Gas sensing and hydrogen storage property of Ti2CO2 doped by 3d transition-metal (V, Cr, and Co): A DFT study

High performance gas sensors and efficient hydrogen storage materials have become the current research hotspot, and MXenes have great application potential. This work presents a systemic study on the adsorption behavior of three types of gas (H2, CO, CO2) adsorbed on Ti2CO2 doped with V, Cr, and Co by using the density functional theory (DFT). The results indicated the appearance of O-vacancy defects improved the adsorption stability of CO and CO2 more significantly than transition-metal doping. Furthermore, the V-doped Ti2CO2 changed from semiconductor to be conductor after adsorbed H2, CO, and CO2 molecule.

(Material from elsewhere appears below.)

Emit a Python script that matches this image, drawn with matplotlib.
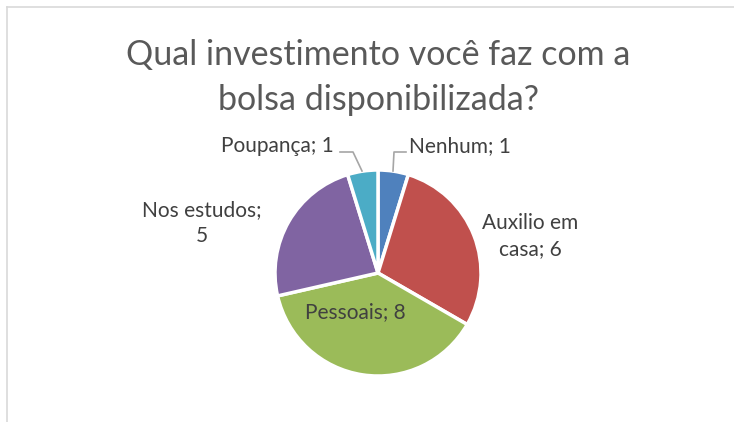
import numpy as np
import matplotlib.pyplot as plt
from matplotlib.lines import Line2D

categories = ['Nenhum', 'Auxilio em casa', 'Pessoais', 'Nos estudos', 'Poupança']
values = [1, 6, 8, 5, 1]
colors = ['#4F81BD', '#C0504D', '#9BBB59', '#8064A2', '#4BACC6']
label_texts = ['Nenhum; 1', 'Auxilio em\ncasa; 6', 'Pessoais; 8', 'Nos estudos;\n5', 'Poupança; 1']

plt.rcParams['font.family'] = ['Lato', 'DejaVu Sans']

W, H = 734, 422
fig = plt.figure(figsize=(W / 100, H / 100), dpi=100)


def px(x, y):
    # pixel (from top-left) -> figure fraction
    return x / W, 1 - y / H


# chart border
fig.add_artist(Line2D([7 / W, 7 / W], [0, 1 - 7 / H], transform=fig.transFigure, color='#d9d9d9', lw=1.2))
fig.add_artist(Line2D([7 / W, 1], [1 - 7 / H, 1 - 7 / H], transform=fig.transFigure, color='#d9d9d9', lw=1.2))

# title
fig.text(*px(378, 55), 'Qual investimento você faz com a', ha='center', va='center',
         fontsize=24.5, color='#595959')
fig.text(*px(378, 100), 'bolsa disponibilizada?', ha='center', va='center',
         fontsize=24.5, color='#595959')

cx, cy, r = 378, 273, 103
ax = fig.add_axes([(cx - r) / W, 1 - (cy + r) / H, 2 * r / W, 2 * r / H])
wedges, _ = ax.pie(values, colors=colors, startangle=90, counterclock=False,
                   radius=1.0, wedgeprops=dict(edgecolor='white', linewidth=2.5))
ax.set_xlim(-1, 1)
ax.set_ylim(-1, 1)
ax.set_aspect('auto')
ax.axis('off')

lab_col = '#404040'
fs = 15
fig.text(*px(409, 146), label_texts[0], ha='left', va='center', fontsize=fs, color=lab_col)
fig.text(*px(530, 236), label_texts[1], ha='center', va='center', fontsize=fs, color=lab_col,
         linespacing=1.35)
fig.text(*px(355, 312), label_texts[2], ha='center', va='center', fontsize=fs, color=lab_col)
fig.text(*px(202, 223), label_texts[3], ha='center', va='center', fontsize=fs, color=lab_col,
         linespacing=1.35)
fig.text(*px(334, 146), label_texts[4], ha='right', va='center', fontsize=fs, color=lab_col)

# leader lines
lc = '#a6a6a6'
fig.add_artist(Line2D([px(406, 0)[0], px(394, 0)[0], px(393, 0)[0]],
                      [px(0, 152)[1], px(0, 152)[1], px(0, 171)[1]],
                      transform=fig.transFigure, color=lc, lw=1.2))
fig.add_artist(Line2D([px(340, 0)[0], px(353, 0)[0], px(362, 0)[0]],
                      [px(0, 152)[1], px(0, 152)[1], px(0, 171)[1]],
                      transform=fig.transFigure, color=lc, lw=1.2))

fig.savefig('out.png', dpi=100)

The change of band gap inducing change of conductivity could be used as signal of detecting gas, and then V-doped Ti2CO2 exhibit potential for effective gas sensors. Moreover, H2 molecule adsorbed transition-metal doped Ti2CO2 exhibited larger adsorption energies, suggesting TM-Ti2CO2 had potential for hydrogen storage. After five H2 molecules adsorbed V- and Cr-doped Ti2CO2, the two systems still maintained good adsorption capacity, which also exhibited high thermodynamic stability. The obtained results provide new idea for designing gas sensors and hydrogen storage materials based on MXenes.